On 4 September 1815, separatists in Santiago led by Juan Francisco Borges launched the first bid for independence, but it was suppressed by governor Bernabé Aráoz.
On 20 April 1816 the Santiago del Estero deputies Pedro León Gallo and Pedro Francisco de Uriarte joined the Congress of Tucumán, where the independence of the United Provinces of the Río de la Plata was declared.
In November 1816 the Congress authorized the first version of the provisional regulations, changing the method of electing governors and deputy governors and making the appointments subject to the approval of the Supreme Director. On 10 December 1816, a second revolutionary movement was launched in Santiago del Estero, again led by Borges.
Manuel Belgrano suppressed the uprising and Borges was shot on 1 January 1817.

Towns at that time were small. As late as 1841, the towns of Catamarca and Santiago del Estero each had about 4,000 inhabitants, while Tucumán had 8,000 inhabitants.

==Creation of the republic==

After the Battle of Cepeda on 1 February 1820 the central government was dissolved.
Governor Aráoz declared the Republic of Tucumán, made up of the provinces of Tucumán, Catamarca and Santiago del Estero.
This republic, and others formed at the time such as the Republic of Entre Ríos, were set up in the expectation that they would soon be united into a larger political grouping, perhaps even a confederacy uniting the provinces of the former Spanish Viceroyalties of Río de la Plata, Chile, and Peru.

A constitution was needed for the republic, and a council of leaders of the former provinces was called to define how it would be organized.
On 6 September 1820, the council sanctioned the Republic's constitution, which abolished the council and made its members ministers.
A First Court of Justice was established. Aráoz was named Supreme President.
The constitution set up a unicameral legislature and an executive branch headed by the President.
It was influenced by the national constitution of 1819 and was unitarian and centralized in nature.
This alienated the province of Catamarca as well as Santiago del Estero, both of which moved towards separation.

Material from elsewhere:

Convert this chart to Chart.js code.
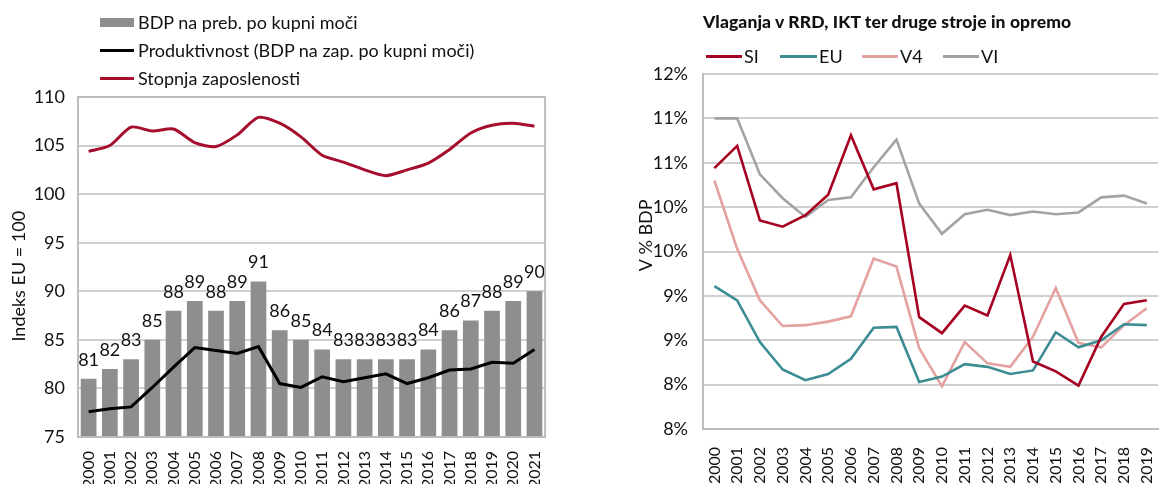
<!DOCTYPE html>
<html>
<head>
<meta charset="utf-8">
<script src="https://cdn.jsdelivr.net/npm/chart.js@4.4.1/dist/chart.umd.min.js"></script>
<style>
  html,body{margin:0;padding:0;background:#fff;}
  body{width:1176px;height:484px;position:relative;overflow:hidden;font-family:Lato,"Open Sans",sans-serif;color:#111;}
  .box{position:absolute;top:0;height:484px;}
  .lg{position:absolute;font-size:18px;line-height:20px;white-space:nowrap;}
  .sw{position:absolute;}
  .ttl{position:absolute;font-weight:900;font-size:17.5px;white-space:nowrap;letter-spacing:0.1px;}
</style>
</head>
<body>
<div class="box" style="left:0;width:560px;"><canvas id="c1" width="560" height="484"></canvas></div>
<div class="box" style="left:600px;width:576px;"><canvas id="c2" width="576" height="484"></canvas></div>

<!-- left legend -->
<div class="sw" style="left:100px;top:18px;width:34px;height:9px;background:#8e8e8e;"></div>
<div class="lg" style="left:138px;top:12px;">BDP na preb. po kupni moči</div>
<div class="sw" style="left:100px;top:49px;width:34px;height:3px;background:#000;"></div>
<div class="lg" style="left:138px;top:40px;">Produktivnost (BDP na zap. po kupni moči)</div>
<div class="sw" style="left:100px;top:77px;width:34px;height:3px;background:#a50f2d;"></div>
<div class="lg" style="left:138px;top:68px;">Stopnja zaposlenosti</div>

<!-- right title + legend -->
<div class="ttl" style="left:703px;top:11px;">Vlaganja v RRD, IKT ter druge stroje in opremo</div>
<div class="sw" style="left:706px;top:55px;width:36px;height:3px;background:#a50021;"></div>
<div class="lg" style="left:744px;top:46px;">SI</div>
<div class="sw" style="left:780px;top:55px;width:37px;height:3px;background:#3c8d93;"></div>
<div class="lg" style="left:819px;top:46px;">EU</div>
<div class="sw" style="left:862px;top:55px;width:36px;height:3px;background:#e3a19f;"></div>
<div class="lg" style="left:900px;top:46px;">V4</div>
<div class="sw" style="left:943px;top:55px;width:36px;height:3px;background:#a3a3a3;"></div>
<div class="lg" style="left:981px;top:46px;">VI</div>

<script>
// ---------- Left chart data ----------
const yearsL = ['2000','2001','2002','2003','2004','2005','2006','2007','2008','2009','2010','2011','2012','2013','2014','2015','2016','2017','2018','2019','2020','2021'];
const gdpPPS = [81,82,83,85,88,89,88,89,91,86,85,84,83,83,83,83,84,86,87,88,89,90];
const productivity = [77.6,77.9,78.1,80.1,82.2,84.2,83.9,83.6,84.3,80.5,80.1,81.2,80.7,81.1,81.5,80.5,81.1,81.9,82.0,82.7,82.6,84.0];
const employment = [104.4,105.0,106.9,106.5,106.7,105.3,104.9,106.1,107.9,107.3,105.9,104.0,103.3,102.5,101.9,102.5,103.2,104.6,106.3,107.1,107.3,107.0];
const ticksL = {min:75, max:110, step:5};

// ---------- Right chart data ----------
const yearsR = ['2000','2001','2002','2003','2004','2005','2006','2007','2008','2009','2010','2011','2012','2013','2014','2015','2016','2017','2018','2019'];
const SI = [10.44,10.69,9.85,9.78,9.91,10.14,10.81,10.20,10.27,8.76,8.58,8.89,8.78,9.46,8.26,8.15,7.99,8.54,8.91,8.95];
const EU = [9.11,8.95,8.48,8.17,8.05,8.12,8.29,8.64,8.65,8.03,8.09,8.23,8.20,8.12,8.16,8.59,8.42,8.50,8.68,8.67];
const V4 = [10.30,9.53,8.95,8.66,8.67,8.71,8.77,9.42,9.33,8.41,7.98,8.48,8.24,8.20,8.54,9.09,8.47,8.42,8.67,8.86];
const VI = [11.00,11.00,10.37,10.10,9.89,10.08,10.11,10.45,10.76,10.04,9.70,9.92,9.97,9.91,9.95,9.92,9.94,10.11,10.13,10.04];
const ticksR = {min:7.5, max:11.5, step:0.5};

const FONT = 'Lato, "Open Sans", sans-serif';
const GRID = '#d0d0d0';
const AXIS = '#bdbdbd';
const TXT = '#111';

const frame = {
  id:'frame',
  afterDraw(chart, args, opts){
    const a = chart.chartArea, ctx = chart.ctx;
    ctx.save();
    ctx.strokeStyle = opts.color || AXIS;
    ctx.lineWidth = 2;
    ctx.strokeRect(a.left, a.top, a.right - a.left, a.bottom - a.top);
    ctx.restore();
  }
};

const barLabels = {
  id:'barLabels',
  afterDatasetsDraw(chart){
    const meta = chart.getDatasetMeta(0);
    const ctx = chart.ctx;
    ctx.save();
    ctx.font = '18px ' + FONT;
    ctx.fillStyle = TXT;
    ctx.textAlign = 'center';
    ctx.textBaseline = 'middle';
    meta.data.forEach((bar, i) => ctx.fillText(String(gdpPPS[i]), bar.x, bar.y - 19));
    ctx.restore();
  }
};

new Chart(document.getElementById('c1'), {
  data: {
    labels: yearsL,
    datasets: [
      {type:'bar', label:'BDP na preb. po kupni moči', data:gdpPPS, backgroundColor:'#8e8e8e', barPercentage:0.74, categoryPercentage:1, order:3},
      {type:'line', label:'Produktivnost (BDP na zap. po kupni moči)', data:productivity, borderColor:'#000', borderWidth:3, pointRadius:0, tension:0, order:2},
      {type:'line', label:'Stopnja zaposlenosti', data:employment, borderColor:'#a50f2d', borderWidth:3, pointRadius:0, tension:0.25, order:1}
    ]
  },
  options: {
    responsive:false, animation:false,
    layout:{padding:{top:97, right:14, left:0, bottom:0}},
    plugins:{legend:{display:false}, tooltip:{enabled:false}, frame:{color:AXIS}},
    scales:{
      x:{
        grid:{display:false},
        border:{display:false},
        ticks:{font:{family:FONT, size:16}, color:TXT, minRotation:90, maxRotation:90, autoSkip:false, padding:6},
        afterFit(s){ s.height = 47; }
      },
      y:{
        min:ticksL.min, max:ticksL.max,
        ticks:{stepSize:ticksL.step, font:{family:FONT, size:18}, color:TXT, padding:13},
        grid:{color:GRID, lineWidth:2, drawTicks:false},
        border:{display:false},
        title:{display:true, text:'Indeks EU = 100    ', font:{family:FONT, size:18}, color:TXT, padding:{top:8, bottom:0}},
        afterFit(s){ s.width = 78; }
      }
    }
  },
  plugins:[frame, barLabels]
});

const lineDs = (label, data, color) => ({label, data, borderColor:color, backgroundColor:color, borderWidth:2.6, pointRadius:0, tension:0});

new Chart(document.getElementById('c2'), {
  type:'line',
  data: {
    labels: yearsR,
    datasets: [
      lineDs('SI', SI, '#a50021'),
      lineDs('EU', EU, '#3c8d93'),
      lineDs('V4', V4, '#e3a19f'),
      lineDs('VI', VI, '#a3a3a3')
    ]
  },
  options: {
    responsive:false, animation:false,
    layout:{padding:{top:74, right:0, left:0, bottom:0}},
    plugins:{legend:{display:false}, tooltip:{enabled:false}},
    scales:{
      x:{
        offset:true,
        grid:{display:false},
        border:{display:true, color:AXIS, width:2},
        ticks:{font:{family:FONT, size:16}, color:TXT, minRotation:90, maxRotation:90, autoSkip:false, padding:10},
        afterFit(s){ s.height = 55; }
      },
      y:{
        min:ticksR.min, max:ticksR.max,
        ticks:{stepSize:ticksR.step, font:{family:FONT, size:18}, color:TXT, padding:15,
               callback:(v) => Math.round(v) + '%'},
        grid:{color:GRID, lineWidth:2, drawTicks:false},
        border:{display:true, color:AXIS, width:2},
        title:{display:true, text:'       V % BDP', font:{family:FONT, size:18}, color:TXT, padding:{top:35, bottom:0}},
        afterFit(s){ s.width = 103; }
      }
    }
  }
});
</script>
</body>
</html>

==Secession of Santiago del Estero==

The people of Santiago del Estero were inclined to autonomy.
Aráoz sent Juan Bautista Paz to arrange the election of deputies, with a military force led by Juan Francisco Echauri.
One of Echauri's first actions was to change the members of the municipality to people in favor of Tucumán.
Next he tried to control the election of deputies for the Congress that would meet on 20 March 1820 in Tucumán.
The people of Santiago del Estero rebelled, supported by armed forces from the Fuerte de Abipones led by Juan Felipe Ibarra, who defeated Echauri in an engagement on 31 March 1820 and forced him to retreat to Tucumán. Ibarra was appointed the first governor of the province of Santiago del Estero, and on 27 April 1820 issued a manifesto that declared the province's autonomy.
Eventually peace was settled between Tucumán and Santiago with a treaty of 5 June 1821.

The government of the province of Tucumán was unstable, and in 1822 descended into chaos.
A new legislature chaired by the Dominican friar Manuel Perez took control in 1823.
General Bernabé Araoz was executed in 1824. His remains lie in the San Miguel de Tucumán church.